RPA: Esse é talvez o principal desafio quando se faz um projeto. Blockchain é um esporte de equipe, tem que colocar várias instituições ou empresas diferentes em acordo com as regras. São regras como quem entra na rede, quem diz se pode ou não entrar alguém, como é o onboading, se precisar atualizar o sistema, quem pede isso, quem atualiza primeiro… enfim, há uma série de regras que precisam ser definidas e que tomam tempo. Eu não diria que é tão complexo, mas toma tempo por conta das discussões entre os participantes. De um projeto, a discussão e implantação do modelo de governança toma cerca de 30% do total. Pode-se fazer isso paralelamente a outras ações. O que não pode é subestimar esse ponto. A nossa recomendação é olhar isso desde o começo. Concebido o projeto, já se começa a discutir o assunto para não atrasar o programa por conta de governança.
BN: Qual a sua visão para blockchain nos próximos anos?
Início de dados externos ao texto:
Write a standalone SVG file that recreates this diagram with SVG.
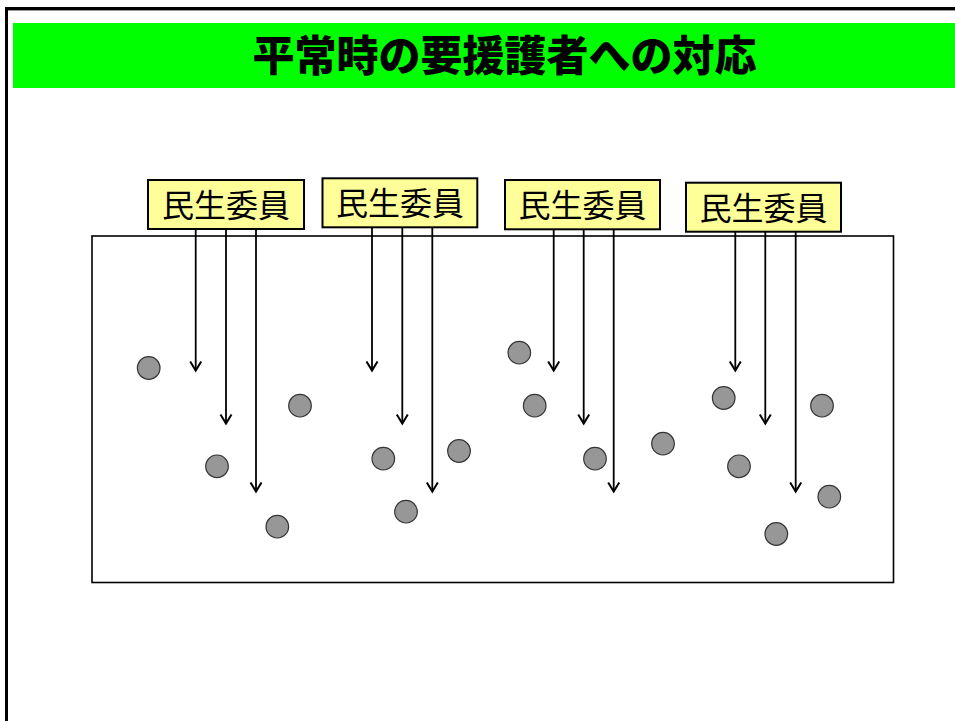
<svg xmlns="http://www.w3.org/2000/svg" width="955" height="721" viewBox="0 0 955 721">
<defs>
<style>
.lbl rect{fill:#FFFF99;stroke:#000;stroke-width:2}
.lbl text{font-family:"Noto Sans CJK JP","Noto Sans",sans-serif;font-size:32px;fill:#000;text-anchor:middle}
.conn line{stroke:#000;stroke-width:1.8;fill:none}
.p{fill:#979797;stroke:#333;stroke-width:1.2}
</style>
<marker id="ah" markerUnits="userSpaceOnUse" markerWidth="16" markerHeight="16" viewBox="-12 -8 16 16" refX="0" refY="0" orient="auto" overflow="visible">
<path d="M-9,-5.5 L0,0 L-9,5.5" fill="none" stroke="#000" stroke-width="2"/>
</marker>
</defs>
<rect width="955" height="721" fill="#fff"/>
<g id="frame">
<rect x="6.5" y="8.5" width="1000" height="800" fill="none" stroke="#000" stroke-width="3"/>
<line x1="8" y1="10.5" x2="955" y2="10.5" stroke="#999" stroke-width="1"/>
</g>
<g id="title">
<rect x="13" y="23" width="942" height="65" fill="#00FF00"/>
<text x="504.5" y="71" font-family="'Noto Sans CJK JP','Noto Sans',sans-serif" font-size="42" font-weight="900" text-anchor="middle" fill="#000">平常時の要援護者への対応</text>
</g>
<g id="area">
<rect x="92" y="236" width="801.5" height="346.5" fill="none" stroke="#000" stroke-width="1.6"/>
</g>
<g id="connectors" class="conn">
<line x1="195.7" y1="229" x2="195.7" y2="370.5" marker-end="url(#ah)"/>
<line x1="226" y1="229" x2="226" y2="423.5" marker-end="url(#ah)"/>
<line x1="256" y1="229" x2="256" y2="491.5" marker-end="url(#ah)"/>
<line x1="372" y1="227" x2="372" y2="370.5" marker-end="url(#ah)"/>
<line x1="402.3" y1="227" x2="402.3" y2="423.5" marker-end="url(#ah)"/>
<line x1="432.3" y1="227" x2="432.3" y2="491.5" marker-end="url(#ah)"/>
<line x1="553.7" y1="229" x2="553.7" y2="370.5" marker-end="url(#ah)"/>
<line x1="583.7" y1="229" x2="583.7" y2="423.5" marker-end="url(#ah)"/>
<line x1="613.7" y1="229" x2="613.7" y2="491.5" marker-end="url(#ah)"/>
<line x1="735.3" y1="231.5" x2="735.3" y2="370.5" marker-end="url(#ah)"/>
<line x1="765.3" y1="231.5" x2="765.3" y2="423.5" marker-end="url(#ah)"/>
<line x1="795.7" y1="231.5" x2="795.7" y2="491.5" marker-end="url(#ah)"/>
</g>
<g id="label1" class="lbl"><rect x="148" y="180" width="156" height="49"/><text x="226" y="217">民生委員</text></g>
<g id="label2" class="lbl"><rect x="322.5" y="178.3" width="154.8" height="49"/><text x="400" y="215.3">民生委員</text></g>
<g id="label3" class="lbl"><rect x="505" y="180" width="155" height="49.3"/><text x="582.5" y="217">民生委員</text></g>
<g id="label4" class="lbl"><rect x="686" y="182.7" width="155" height="49"/><text x="763.5" y="219.7">民生委員</text></g>
<g id="persons">
<circle id="p1" class="p" cx="148.7" cy="368" r="11.3"/>
<circle id="p2" class="p" cx="300" cy="405.7" r="11.3"/>
<circle id="p3" class="p" cx="217" cy="466.3" r="11.3"/>
<circle id="p4" class="p" cx="277.3" cy="526.7" r="11.3"/>
<circle id="p5" class="p" cx="383.3" cy="458.7" r="11.3"/>
<circle id="p6" class="p" cx="459" cy="451" r="11.3"/>
<circle id="p7" class="p" cx="406" cy="511.7" r="11.3"/>
<circle id="p8" class="p" cx="519.3" cy="352.7" r="11.3"/>
<circle id="p9" class="p" cx="534.7" cy="405.7" r="11.3"/>
<circle id="p10" class="p" cx="595" cy="458.7" r="11.3"/>
<circle id="p11" class="p" cx="663" cy="443.7" r="11.3"/>
<circle id="p12" class="p" cx="723.7" cy="398" r="11.3"/>
<circle id="p13" class="p" cx="822" cy="405.7" r="11.3"/>
<circle id="p14" class="p" cx="739" cy="466.3" r="11.3"/>
<circle id="p15" class="p" cx="829.3" cy="496.7" r="11.3"/>
<circle id="p16" class="p" cx="776.3" cy="534" r="11.3"/>
</g>
</svg>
RPA: Em 2015, a discussão era sobre a o que era blockchain, a diferença entre blockchain e bitcoin. E, 2016 a pergunta era qual era o valor. Agora não é mais sobre para que serve. Começamos a caminhar para a questão sobre como usa-la blockchain. Em 2021 e 2022, a pergunta que vai começar a aparecer é como podemos escalar essa solução. Muitas empresas já fazem pilotos e colando soluções no ar. A próxima questão é como colocar para funcionar com muitas transações. Por exmeplo, transação d e cartão de crédito. O número mágico que se fala nessa caso é de 10 mil a 15 mil transaçõs por segundo. Para blockcahin ainda é dificil chegar a siso. A Accenture fez provas nos EUA e conseguiu chegar. Mas a grande onda é chegar a plataformas que consigam processar nessa escala. E daí vamos perguntar como transformar uma industria ou mercado usando blockcahin com inteligencia artigicificak. internet das coisasseguança e analytics. conjunção delas é que vai trazer grande valor., porque o benefício é potencializado. E em 3 anos a pergunta é como crio produto ou mercado usando blockchain.
BN: Um estudo da Accenture afirma que para 58% dos gerentes de riscos entrevistados, os riscos associados a tecnologias disruptivas têm impacto maior em seus negócios hoje do que há dois anos. O que é esse risco da tecnologia disruptiva?
RPA: Cada vez mais se usam sistemas digitais, armazenamento de dados pessoais em mais sistemas e mais lugares. Isso aumenta sua exposição a risco e disso vazar e criar problemas. Numa loja de roupas, por exemplo, há entre 30 e 40 pontos de interação, como quando o cliente entra na loja e se conecta ao wi-fi, para captação de dados dele se a empresa tiver tecnologias para isso. Uma empresa aérea tem 80 pontos de contato, desde o momento em que uma pessoa compra a passagem.
BN: As empresas estão atentas à questão da segurança?
RPA: Estimamos que a falta de segurança de dados pode custar até US$ 5,2 trilhões nos próximos 5 anos e só 30% dos executivos estão confiantes na sua estrutura de dados. O grande problema que blockchain resolve é a questão da confiança e segurança. A tecnologia nasceu ao redor da preocupação com a segurança.